* **Work instructions**
From the entries below, gather every line containing the string "this".
***** Dataset content *****
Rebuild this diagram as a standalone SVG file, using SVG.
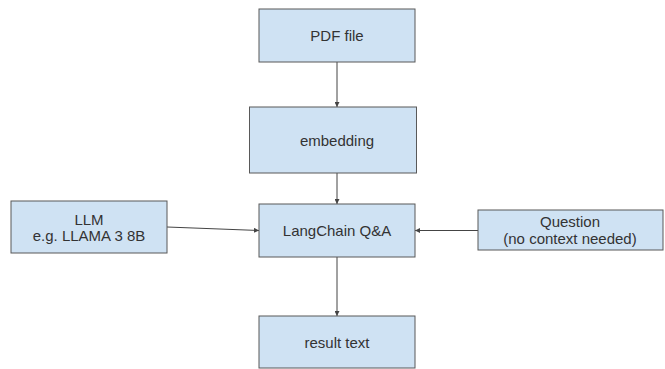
<svg xmlns="http://www.w3.org/2000/svg" width="665" height="369" viewBox="0 0 665 369">
<style>
.box{fill:#cfe2f3;stroke:#595959;stroke-width:1}
.t{font-family:"Liberation Sans",Arial,sans-serif;font-size:15px;fill:#333;text-anchor:middle}
.c{stroke:#444;stroke-width:1;fill:none;marker-end:url(#a)}
</style>
<defs>
<marker id="a" viewBox="0 0 6 6" refX="6" refY="3" markerWidth="5" markerHeight="5" orient="auto" markerUnits="userSpaceOnUse">
<path d="M0,0 L6,3 L0,6 z" fill="#444"/>
</marker>
</defs>
<rect width="665" height="369" fill="#fff"/>
<g id="connectors">
<line class="c" x1="337" y1="62" x2="337" y2="107"/>
<line class="c" x1="337" y1="173" x2="337" y2="204"/>
<line class="c" x1="167" y1="227" x2="259" y2="230.5"/>
<line class="c" x1="478" y1="230.5" x2="415" y2="230.5"/>
<line class="c" x1="337" y1="257" x2="337" y2="316"/>
</g>
<g id="pdf">
<rect class="box" x="259" y="9" width="156" height="53"/>
<text class="t" x="337" y="41">PDF file</text>
</g>
<g id="embedding">
<rect class="box" x="249.5" y="107" width="167" height="66"/>
<text class="t" x="337" y="146">embedding</text>
</g>
<g id="langchain">
<rect class="box" x="259" y="204" width="156" height="53"/>
<text class="t" x="337" y="236">LangChain Q&amp;A</text>
</g>
<g id="llm">
<rect class="box" x="11" y="201" width="156" height="52"/>
<text class="t" x="89" y="225">LLM</text>
<text class="t" x="89" y="241">e.g. LLAMA 3 8B</text>
</g>
<g id="question">
<rect class="box" x="478" y="210" width="185" height="40"/>
<text class="t" x="570" y="227">Question</text>
<text class="t" x="570" y="244">(no context needed)</text>
</g>
<g id="result">
<rect class="box" x="259" y="316" width="156" height="52"/>
<text class="t" x="337" y="348">result text</text>
</g>
</svg>
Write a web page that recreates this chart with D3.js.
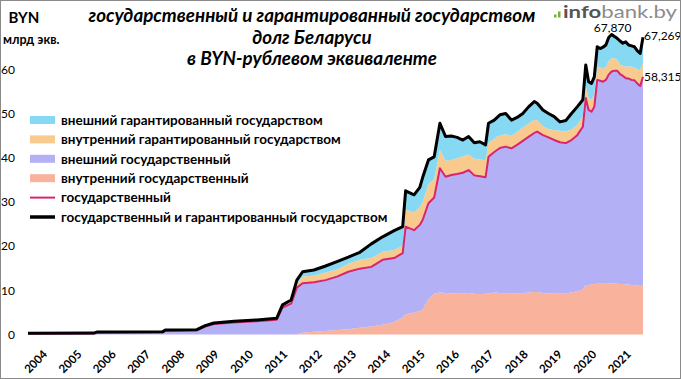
*****
* **Expected answer**
Rebuild this diagram as a standalone SVG file, using SVG.
Write a web page that recreates this chart with D3.js.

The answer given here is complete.